Anyway, since protector of CA sense he has completely changed his tune and tone and in turn becoming even more intolerable now.
I didn't want to say it before, but, since yestersay especially he has shown what a t*sser he his, i will.
who takes advice from a forceful bulletin board dictator who can't view any side or point past his own one dimensional view.
Let's be honest, his view points and handling of his personal affairs have left him in a mess. Who buys lease hold anyway? Who lets a lease run that far and risks its further by trying to put the money he has into aim to generate money to cover the lease?
I hardly then think that person is best suited to lead an investment board, give advice or lead a charge against the BOD.
My understanding is that the offer of 12.5p max is tied with Hurricane energy, however if Prax buy's a producing asset , we would be entitled to royalties 17.55 , see below from CA
By contrast, this takeover offer provides growth potential which the Fund believes will deliver a far more capable and commercial management that is motivated to ensure that the contingent consideration of 6.48p per share is paid to Hurricane shareholders, resulting in Hurricane shareholders receiving 12.5p per share. Crystal Amber also believes that Hurricane's tax losses will provide Prax with significant incentives to purchase production assets, all of which will deliver existing Hurricane shareholders with what is effectively royalty income through to December 2026.
Crystal Amber believes that Prax has the firm intention of using the Hurricane vehicle to make significant acquisitions. For context, the P6 well at Hurricane currently produces 7,700 barrels a day. Were Prax to make an acquisition producing 10,000 barrels a day, based on $80 a barrel, Crystal Amber believes that Hurricane shareholders would be entitled to 2p per share per annum from this one acquisition. This would be in addition to approximately 1.5p a share from the P6 well.

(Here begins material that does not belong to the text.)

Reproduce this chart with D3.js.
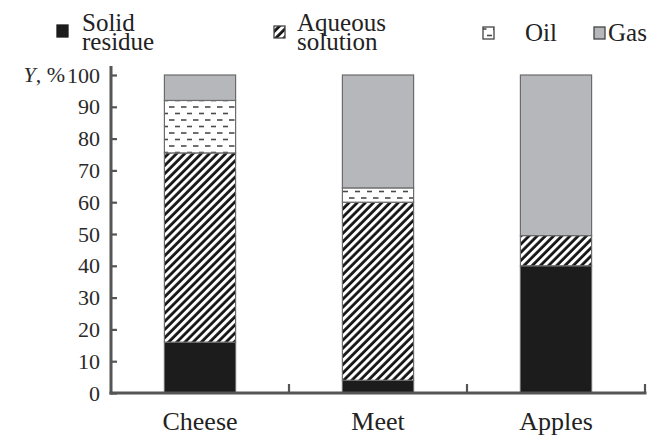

My understanding is that the offer of 12.5p max is tied with Hurricane energy, however if Prax buy's a producing asset , we would be entitled to royalties 17.55 , see below from CA
By contrast, this takeover offer provides growth potential which the Fund believes will deliver a far more capable and commercial management that is motivated to ensure that the contingent consideration of 6.48p per share is paid to Hurricane shareholders, resulting in Hurricane shareholders receiving 12.5p per share. Crystal Amber also believes that Hurricane's tax losses will provide Prax with significant incentives to purchase production assets, all of which will deliver existing Hurricane shareholders with what is effectively royalty income through to December 2026.
Me rattled not at all…just amazed that you think i am Maris…absolutely bizarre and to be fair a very nasty thing to call anyone ..so less of the personal stuff or i will suggest you are Chaffe in deep cover working covertly to uncover shareholders against the scheme…i think thats how it works isn’t it. Just make stuff up regardless of any reasonable basis.